Job presents himself – even as one with a fallen nature – as nevertheless righteous and innocent. You know the story of this godly man: he was a man of prayer; a man of faith, but he was also overwhelmed by the seeming injustice of this terrible suffering. What had he done to deserve it? Thus it was for him a burning priority to find some way to defend his integrity. Who would stand for the innocent? Who will stand for the innocent?
I imagine that if the holy innocents could speak that they might sound a lot like Job! We probably grossly underestimate their energy and dare I say “passion?” to live. John while in the womb and in close proximity to the LORD (who at the time was Himself in the womb), had a faith which caused him to leap for joy (Luke 1:44)! His life in the womb was uncontainable! But the LORD is always near to each of us. Indeed, who else but Jesus knits us together in our mother’s womb (Psalm 139)? The LORD is near and especially present with the weak. We must be bolder in this confession and not underestimate the grace of God who delights to be found in the things treated as nothing in the world. Nothing is more dignified than what is despised; and nothing is holier than what is forgotten.
So I hear the babies speak as Job: “Oh that my words were written! Oh that they were inscribed in a book! (v 23) Oh that with an iron pen and lead they were engraved in the rock forever! (v 24)…My heart faints within me!”
The innocent ones created for life deserve at the very least what our great nation has done and is doing for so many others neglected. One of the current exhibits in the magnificent Library of Congress highlights the civil rights movement and presents an overview about so many who have been vindicated. The powerful testament to defend the inalienable rights of those treated as if despised is a hall-mark of America.

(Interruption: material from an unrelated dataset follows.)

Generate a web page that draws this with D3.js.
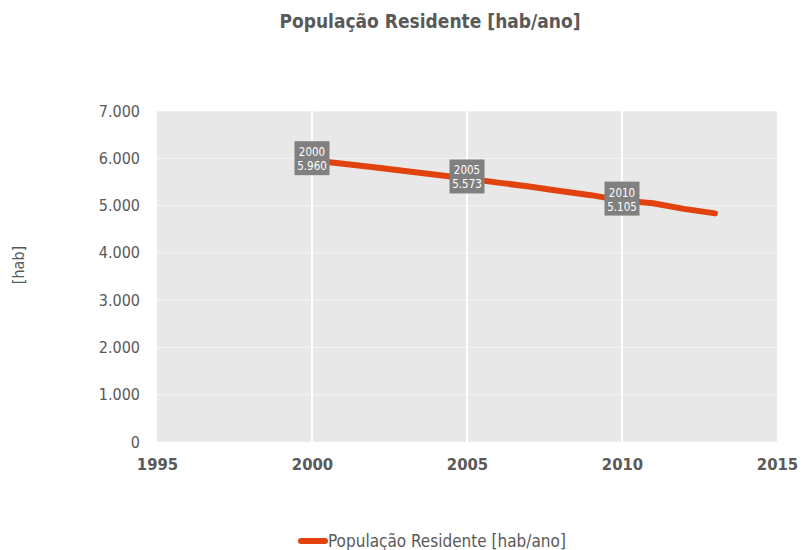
<!DOCTYPE html>
<html><head><meta charset="utf-8">
<script src="https://cdn.jsdelivr.net/npm/d3@7"></script>
<style>body{margin:0;background:#fff}svg{display:block}</style>
</head><body><svg id="c" width="803" height="550"></svg>
<script>
const years = [2000,2001,2002,2003,2004,2005,2006,2007,2008,2009,2010,2011,2012,2013];
const population = [5960,5885,5810,5730,5650,5573,5485,5405,5310,5220,5105,5050,4930,4835];
const labeledYears = [2000,2005,2010];
const xTicks = [1995,2000,2005,2010,2015];
const yTicks = [0,1000,2000,3000,4000,5000,6000,7000];
const title = "População Residente [hab/ano]";
const yLabel = "[hab]";
const seriesName = "População Residente [hab/ano]";

const svg = d3.select("#c");
const font = "'DejaVu Sans Condensed', 'DejaVu Sans', Verdana, sans-serif";
const txt = "#595959";
const m = {l:157, r:777, t:111, b:442};
const x = d3.scaleLinear().domain([1995,2015]).range([m.l, m.r]);
const y = d3.scaleLinear().domain([0,7000]).range([m.b, m.t]);
const fmt = v => d3.format(",")(v).replace(/,/g, ".");

svg.append("rect").attr("x", m.l).attr("y", m.t).attr("width", m.r-m.l).attr("height", m.b-m.t).attr("fill", "#E8E8E8");

svg.append("g").selectAll("line").data(yTicks).join("line")
  .attr("x1", m.l).attr("x2", m.r).attr("y1", d=>y(d)).attr("y2", d=>y(d))
  .attr("stroke", "#ffffff").attr("stroke-width", 1).attr("stroke-dasharray", "1,1");
svg.append("g").selectAll("line").data(xTicks.slice(1,-1)).join("line")
  .attr("x1", d=>x(d)).attr("x2", d=>x(d)).attr("y1", m.t).attr("y2", m.b)
  .attr("stroke", "#ffffff").attr("stroke-width", 2);

const yAxis = svg.append("g").attr("transform", `translate(${m.l},0)`)
  .call(d3.axisLeft(y).tickValues(yTicks).tickFormat(fmt).tickSize(0).tickPadding(17));
yAxis.select(".domain").remove();
yAxis.selectAll("text").attr("font-family", font).attr("font-size", 16).attr("fill", txt);

const xAxis = svg.append("g").attr("transform", `translate(0,${m.b})`)
  .call(d3.axisBottom(x).tickValues(xTicks).tickFormat(d3.format("d")).tickSize(0).tickPadding(16));
xAxis.select(".domain").remove();
xAxis.selectAll("text").attr("font-family", font).attr("font-size", 16.5).attr("font-weight", "bold").attr("fill", txt);

const line = d3.line().x((d,i)=>x(years[i])).y(d=>y(d));
svg.append("path").datum(population).attr("d", line)
  .attr("fill", "none").attr("stroke", "#E2420E").attr("stroke-width", 6)
  .attr("stroke-linecap", "round").attr("stroke-linejoin", "round");

const lab = svg.append("g").selectAll("g").data(labeledYears).join("g")
  .attr("transform", d => `translate(${x(d)},${y(population[years.indexOf(d)])})`);
lab.append("rect").attr("x", -17.5).attr("y", -19).attr("width", 35).attr("height", 34).attr("fill", "#808080");
lab.append("text").attr("y", -4).attr("text-anchor", "middle").attr("font-family", font).attr("font-size", 11.5).attr("fill", "#fff").text(d=>d);
lab.append("text").attr("y", 10).attr("text-anchor", "middle").attr("font-family", font).attr("font-size", 11.5).attr("fill", "#fff").text(d=>fmt(population[years.indexOf(d)]));

svg.append("text").attr("x", 430).attr("y", 28).attr("text-anchor", "middle")
  .attr("font-family", font).attr("font-size", 19).attr("font-weight", "bold").attr("fill", txt).text(title);

svg.append("text").attr("transform", "translate(24,265) rotate(-90)").attr("text-anchor", "middle")
  .attr("font-family", font).attr("font-size", 16).attr("fill", txt).text(yLabel);

svg.append("line").attr("x1", 301).attr("x2", 325).attr("y1", 541).attr("y2", 541)
  .attr("stroke", "#E2420E").attr("stroke-width", 6).attr("stroke-linecap", "round");
svg.append("text").attr("x", 328).attr("y", 547).attr("font-family", font).attr("font-size", 17).attr("fill", txt).text(seriesName);
</script></body></html>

That same Library of Congress is marked by the word “theology” on the ceiling of the Great Hall which displays two monumental copies of the Word of God (the Giant Bible of Mainz and the Gutenberg). We are primed to speak of “the right thing to do” (even as our president did in his last state of the union address), because truth, the very Word of God is etched into stone throughout our nation’s capital (and indeed throughout our nation)! So I was not surprised when our president – who we are called to love and pray for – said in his state of the union address week before last, “In America we respect human dignity.” But the statement betrays our narrow view because the babies are left out, so much so that they don’t even have their own designation as people who need defending. They are the forgotten citizens as our politics replace the rights of the unborn with the “right to choose.”

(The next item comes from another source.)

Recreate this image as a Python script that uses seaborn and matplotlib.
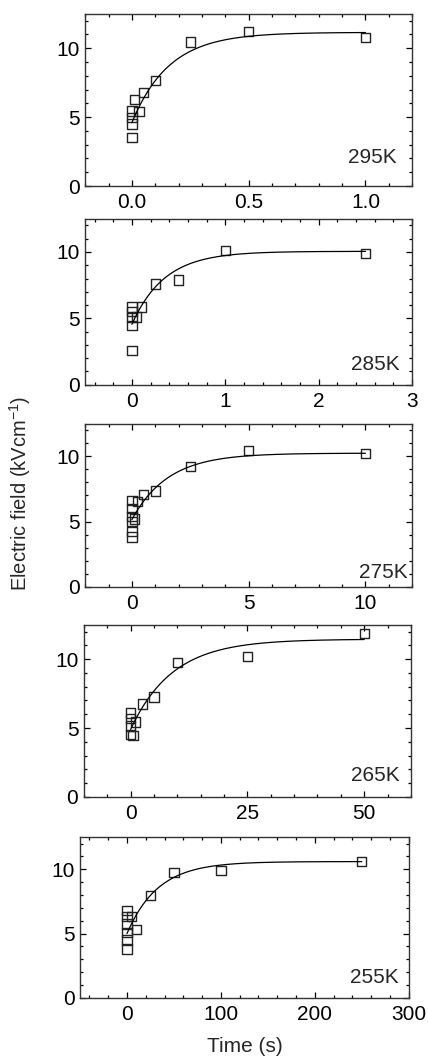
import numpy as np
import pandas as pd
import matplotlib.pyplot as plt
import seaborn as sns
from matplotlib.ticker import AutoMinorLocator, MultipleLocator

# measured points, one pair of lists per temperature
temps = ['295K', '285K', '275K', '265K', '255K']

t_295 = [0.0, 0.0, 0.0, 0.0, 0.01, 0.03, 0.05, 0.1, 0.25, 0.5, 1.0]
e_295 = [3.5, 4.5, 4.95, 5.45, 6.3, 5.4, 6.8, 7.65, 10.45, 11.2, 10.8]

t_285 = [0.0, 0.0, 0.0, 0.0, 0.0, 0.05, 0.1, 0.25, 0.5, 1.0, 2.5]
e_285 = [2.6, 4.45, 5.05, 5.5, 5.85, 5.1, 5.85, 7.6, 7.9, 10.1, 9.9]

t_275 = [0.0, 0.0, 0.0, 0.0, 0.0, 0.0, 0.1, 0.25, 0.5, 1.0, 2.5, 5.0, 10.0]
e_275 = [3.8, 4.25, 5.0, 5.4, 6.0, 6.6, 5.2, 6.55, 7.05, 7.35, 9.25, 10.45, 10.2]

t_265 = [0.0, 0.0, 0.0, 0.0, 0.5, 1.0, 2.5, 5.0, 10.0, 25.0, 50.0]
e_265 = [4.55, 5.15, 5.7, 6.1, 4.45, 5.45, 6.75, 7.25, 9.75, 10.2, 11.85]

t_255 = [0.0, 0.0, 0.0, 0.0, 0.0, 0.0, 5.0, 10.0, 25.0, 50.0, 100.0, 250.0]
e_255 = [3.8, 4.5, 5.1, 5.75, 6.3, 6.8, 6.3, 5.3, 7.95, 9.75, 9.9, 10.6]

# exponential fit parameters: plateau, amplitude, tau (s)
fit_plateau = [11.15, 10.05, 10.25, 11.45, 10.6]
fit_amp = [6.55, 5.5, 5.1, 6.55, 5.6]
fit_tau = [0.16, 0.35, 1.55, 9.0, 33.0]

xlims = [(-0.2, 1.2), (-0.5, 3), (-2, 12), (-10, 60), (-50, 300)]
xmajor = [0.5, 1, 5, 25, 100]

times = [t_295, t_285, t_275, t_265, t_255]
fields = [e_295, e_285, e_275, e_265, e_255]

# axes boxes in figure fractions (left, bottom, width, height)
boxes = [(0.199, 0.824, 0.764, 0.163),
         (0.199, 0.636, 0.764, 0.157),
         (0.199, 0.445, 0.764, 0.154),
         (0.196, 0.246, 0.764, 0.163),
         (0.187, 0.056, 0.768, 0.152)]
# temperature label anchor (right edge, centre) in axes fractions
label_pos = [(0.954, 0.163), (0.963, 0.12), (0.985, 0.085), (0.966, 0.122), (0.97, 0.124)]

sns.set_style("ticks")
plt.rcParams['font.family'] = ['Liberation Sans', 'DejaVu Sans']
plt.rcParams['mathtext.fontset'] = 'custom'
plt.rcParams['mathtext.rm'] = 'Liberation Sans'

fig = plt.figure(figsize=(4.28, 10.57), dpi=100)

for i, temp in enumerate(temps):
    ax = fig.add_axes(boxes[i])
    df = pd.DataFrame({'time': times[i], 'field': fields[i]})
    x_fit = np.linspace(0, max(times[i]), 300)
    fit = pd.DataFrame({'time': x_fit,
                        'field': fit_plateau[i] - fit_amp[i] * np.exp(-x_fit / fit_tau[i])})
    sns.lineplot(data=fit, x='time', y='field', color='black', lw=0.9, ax=ax)
    sns.scatterplot(data=df, x='time', y='field', marker='s', s=45,
                    facecolor='none', edgecolor='#222222', linewidth=1.0, ax=ax)
    ax.set_xlim(*xlims[i])
    ax.set_ylim(0, 12.5)
    ax.xaxis.set_major_locator(MultipleLocator(xmajor[i]))
    ax.yaxis.set_major_locator(MultipleLocator(5))
    ax.xaxis.set_minor_locator(AutoMinorLocator(5))
    ax.yaxis.set_minor_locator(AutoMinorLocator(5))
    ax.tick_params(which='both', direction='in', top=True, right=True,
                   labelsize=15, colors='black', width=0.9)
    ax.tick_params(which='major', length=4)
    ax.tick_params(which='minor', length=2.5)
    ax.tick_params(axis='x', pad=5)
    ax.tick_params(axis='y', pad=4)
    for sp in ax.spines.values():
        sp.set_color('#333333')
        sp.set_linewidth(1.0)
    if i == 0:
        ax.xaxis.set_major_formatter(plt.FormatStrFormatter('%.1f'))
    ax.set_xlabel('')
    ax.set_ylabel('')
    ax.text(label_pos[i][0], label_pos[i][1], temp, transform=ax.transAxes,
            ha='right', va='center', fontsize=15)

fig.text(0.047, 0.533, 'Electric field (kVcm$^{-1}$)', rotation=90,
         ha='center', va='center', fontsize=14.5)
fig.text(0.572, 0.0095, 'Time (s)', ha='center', va='center', fontsize=15)

fig.savefig('out.png', dpi=100)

Nor am I suggesting that you and I point fingers, as an LC-MS pastor going on 24 years I have done very little to speak for the unborn; and as self-absorbed sinners we would rather remain quiet and “not get into it” than live out true faith that is dying to remember the forgotten. We desperately need to pray that the LORD would open our lips so that we would speak for the helpless ones; we must confess our terrible pride which seeks to preserve our reputations while seeking the approval of men over the approval of God. We are called to not simply get over ourselves, but to crucify ourselves, so that “Pro-Life” is a really really good thing to say!
And if we cry out to the LORD that we would not be forgotten in our helplessness, what of the innocent ones?
O – like Job – they assuredly want someone to make their case; they want to be remembered because they too were gifted with life! They want an indelible record; a durable cast. They want it written in lead so that when the sun shines on their defense, the letters would be caused to glisten. They want their lives remembered on a rock that will stand forever! They want their gift of life to be lasting and it consumes them with longing within them – but unlike John who lept for joy – his little sisters and brothers feel their kidneys fail…they kick against and feel the pain of being slaughtered and robbed of life.
Who will vindicate them? And who will restore us who fall short of doing what we ought to do and renew us so that we may do what is beyond our ability?
Job and the innocent ones and the other children of Adam like you and me are lifted up by the words given to Job which make the brightest biblical scholars scratch their heads. How can Job find in God who has seemingly abandoned him, the same God who would also vindicate him? This is a paradox; and human reason fails in the face of it, but Job holds the Judge to another one of His offices: He is also the REDEEMER!